--- Begin Data extract ---
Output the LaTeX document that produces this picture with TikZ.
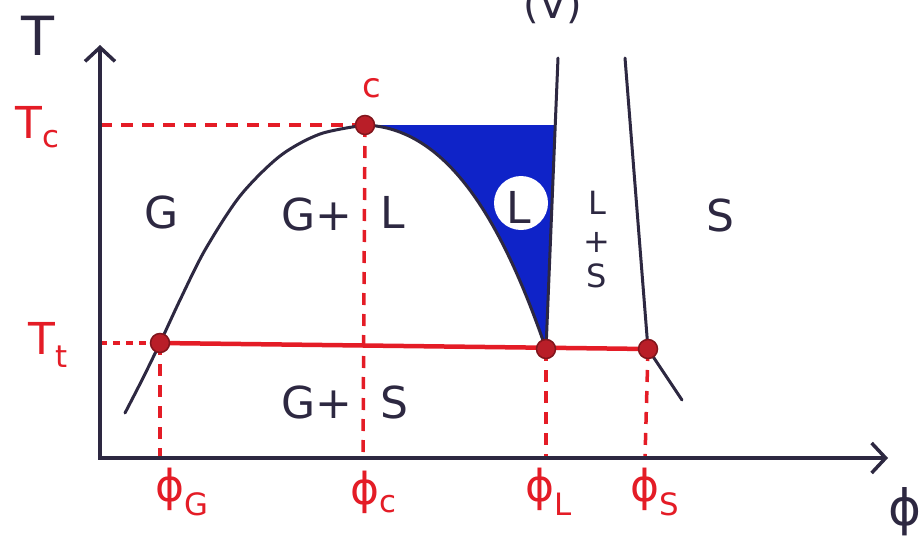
\documentclass[tikz,border=0pt]{standalone}
\usepackage{fontspec}
\setmainfont{DejaVu Sans}
\usetikzlibrary{arrows.meta}
\definecolor{ink}{RGB}{45,40,65}
\definecolor{redink}{RGB}{228,28,38}
\definecolor{blueink}{RGB}{15,35,200}
\definecolor{dotred}{RGB}{185,30,40}
\begin{document}
\begin{tikzpicture}[x=1pt,y=-1pt,
  axis/.style={draw=ink, line width=3.5pt},
  curve/.style={draw=ink, line width=3pt, line cap=round},
  reddash/.style={draw=redink, line width=3.5pt, dash pattern=on 12pt off 9pt},
  reddot/.style={draw=redink, line width=3.5pt, dash pattern=on 7pt off 6pt},
  redline/.style={draw=redink, line width=4.5pt},
  ptmark/.style={circle, fill=dotred, draw=dotred!70!black, line width=1.5pt, minimum size=19pt, inner sep=0pt},
  lab/.style={text=ink, font=\fontsize{44}{44}\selectfont, inner sep=0pt},
  smlab/.style={text=ink, font=\fontsize{32}{32}\selectfont, inner sep=0pt},
  rlab/.style={text=redink, font=\fontsize{44}{44}\selectfont, inner sep=0pt},
  tip/.style={-{Straight Barb[length=14pt,width=30pt,line width=3.5pt]}}
]
\useasboundingbox (0,0) rectangle (920,538);
\fill[white] (0,0) rectangle (920,538);

% key coordinates
\coordinate (O) at (100,458);
\coordinate (Ytop) at (100,45);
\coordinate (Xend) at (888,458);
\coordinate (C) at (365,125);
\coordinate (TG) at (160,343);
\coordinate (TL) at (546,349);
\coordinate (TS) at (648,349);
\coordinate (Mtop) at (558,58);
\coordinate (Stop) at (625,58);
\coordinate (Send) at (682,400);
\coordinate (TcAxis) at (100,125);
\coordinate (TtAxis) at (100,343);
\coordinate (TcBlue) at (555,125);
\coordinate (xG) at (160,458);
\coordinate (xC) at (363,458);
\coordinate (xL) at (546,458);
\coordinate (xS) at (645,458);

% blue liquid region
\fill[blueink] (C) .. controls (445,128) and (500,215) .. (TL) -- (TcBlue) -- cycle;
\node[circle, fill=white, minimum size=54pt, inner sep=0pt] (Lc) at (521,203) {};
\node[lab] (Lin) at (519,207) {L};

% dashed guide lines
\draw[reddash] (TcAxis) -- (C);
\draw[reddot] (TtAxis) -- (TG);
\draw[reddash] (C) -- (xC);
\draw[reddash] (TG) -- (xG);
\draw[reddash] (TL) -- (xL);
\draw[reddash] (TS) -- (xS);

% triple line
\draw[redline] (TG) -- (TS);

% axes
\draw[axis, tip] (O) -- (Ytop);
\draw[axis, tip] ([xshift=-1.75pt]O) -- (Xend);

% coexistence curves
\draw[curve] plot[smooth] coordinates {(125,413) (143,378) (160,343) (180,300) (205,250) (240,196) (280,156) (320,134) (365,125)};
\draw[curve] (C) .. controls (445,128) and (500,215) .. (TL);
\draw[curve] (TL) -- (Mtop);
\draw[curve] (TS) -- (Stop);
\draw[curve] (TS) -- (Send);

% points
\node[ptmark] (pC) at (C) {};
\node[ptmark] (pG) at (TG) {};
\node[ptmark] (pL) at (TL) {};
\node[ptmark] (pS) at (TS) {};

% labels
\node[lab, font=\fontsize{54}{54}\selectfont] (Tlab) at (38,36) {T};
\node[text=ink, font=\fontsize{50}{50}\selectfont, inner sep=0pt] (philab) at (905,512) {ϕ};
\node[text=ink, font=\fontsize{40}{40}\selectfont, inner sep=0pt] (Vlab) at (553,6) {(V)};
\node[rlab] (Tc) at (38,127) {T\textsubscript{c}};
\node[rlab] (Tt) at (48,345) {T\textsubscript{t}};
\node[rlab, font=\fontsize{34}{34}\selectfont] (clab) at (372,88) {c};
\node[lab] (Glab) at (162,212) {G};
\node[lab] (GLa) at (317,214) {G+};
\node[lab] (GLb) at (393,212) {L};
\node[smlab] (LS1) at (597,203) {L};
\node[smlab] (LS2) at (597,242) {+};
\node[smlab] (LS3) at (597,276) {S};
\node[lab] (Slab) at (720,215) {S};
\node[lab] (GSa) at (317,402) {G+};
\node[lab] (GSb) at (394,402) {S};
\node[rlab] (phG) at (182,492) {ϕ\textsubscript{G}};
\node[rlab] (phC) at (374,492) {ϕ\textsubscript{c}};
\node[rlab] (phL) at (549,492) {ϕ\textsubscript{L}};
\node[rlab] (phS) at (655,492) {ϕ\textsubscript{S}};
\end{tikzpicture}
\end{document}
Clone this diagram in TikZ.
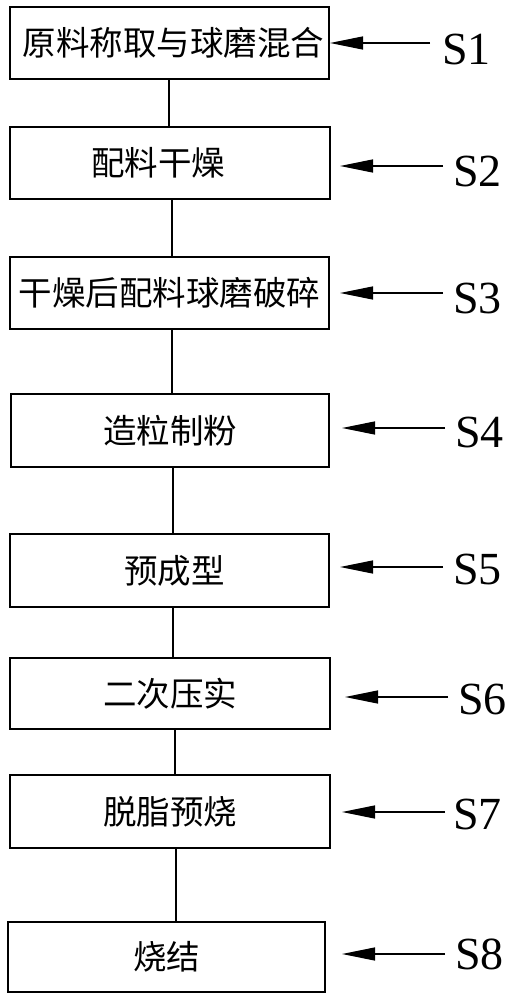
\documentclass[tikz,border=0pt]{standalone}
\usepackage{fontspec}
\setmainfont{Liberation Serif}
\newfontfamily\cjk{Noto Sans CJK SC}
\usetikzlibrary{arrows.meta}
\begin{document}
\begin{tikzpicture}[x=1pt,y=1pt,
  stepbox/.style={draw, line width=1.4pt, rectangle, minimum width=319pt, minimum height=72pt, inner sep=0pt, font=\cjk\fontsize{33.5}{35}\selectfont},
  steplabel/.style={anchor=west, inner sep=0pt, font=\fontsize{46}{48}\selectfont},
  link/.style={line width=1.2pt},
  pointer/.style={line width=1.3pt, -{Triangle[length=33pt,width=13pt]}}
]
\useasboundingbox (0,0) rectangle (510,-1000);
\fill[white] (0,0) rectangle (510,-1000);

\node[stepbox] (b1) at (169.5,-43) {\hspace*{8pt}原料称取与球磨混合};
\node[stepbox, minimum width=320pt] (b2) at (170,-163) {配料干燥\hspace*{24pt}};
\node[stepbox] (b3) at (169.5,-293) {干燥后配料球磨破碎};
\node[stepbox, minimum width=318pt, minimum height=73pt] (b4) at (170,-430.5) {造粒制粉};
\node[stepbox, minimum height=73pt] (b5) at (169.5,-570.5) {\hspace*{10pt}预成型};
\node[stepbox, minimum width=320pt, minimum height=71pt] (b6) at (170,-693.5) {二次压实};
\node[stepbox, minimum width=320pt, minimum height=73pt] (b7) at (170,-811.5) {脱脂预烧};
\node[stepbox, minimum width=317pt, minimum height=70pt] (b8) at (166.5,-957) {烧结};

\node[steplabel] (l1) at (442,-49) {S1};
\node[steplabel] (l2) at (453,-171) {S2};
\node[steplabel] (l3) at (453,-298) {S3};
\node[steplabel] (l4) at (455,-432) {S4};
\node[steplabel] (l5) at (453,-569) {S5};
\node[steplabel] (l6) at (458,-699) {S6};
\node[steplabel] (l7) at (453,-814) {S7};
\node[steplabel] (l8) at (455,-954) {S8};

\coordinate (a1) at (330,-43);
\coordinate (a2) at (340,-166);
\coordinate (a3) at (340,-293);
\coordinate (a4) at (342,-428);
\coordinate (a5) at (340,-567);
\coordinate (a6) at (345,-697);
\coordinate (a7) at (342,-812);
\coordinate (a8) at (342,-954);

\coordinate (t1) at (430,-43);
\coordinate (t2) at (443,-166);
\coordinate (t3) at (443,-293);
\coordinate (t4) at (445,-428);
\coordinate (t5) at (443,-567);
\coordinate (t6) at (448,-697);
\coordinate (t7) at (445,-812);
\coordinate (t8) at (445,-954);

\foreach \i in {1,...,8}{
  \draw[pointer] (t\i) -- (a\i);
}

\draw[link] (169,0 |- b1.south) -- (169,0 |- b2.north);
\draw[link] (172,0 |- b2.south) -- (172,0 |- b3.north);
\draw[link] (172,0 |- b3.south) -- (172,0 |- b4.north);
\draw[link] (173,0 |- b4.south) -- (173,0 |- b5.north);
\draw[link] (173,0 |- b5.south) -- (173,0 |- b6.north);
\draw[link] (175,0 |- b6.south) -- (175,0 |- b7.north);
\draw[link] (176,0 |- b7.south) -- (176,0 |- b8.north);
\end{tikzpicture}
\end{document}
--- End Data extract ---
| Request |
Search the data for "this". Copy every matching line.

| Full solution |
Output the LaTeX document that produces this picture with TikZ.
Clone this diagram in TikZ.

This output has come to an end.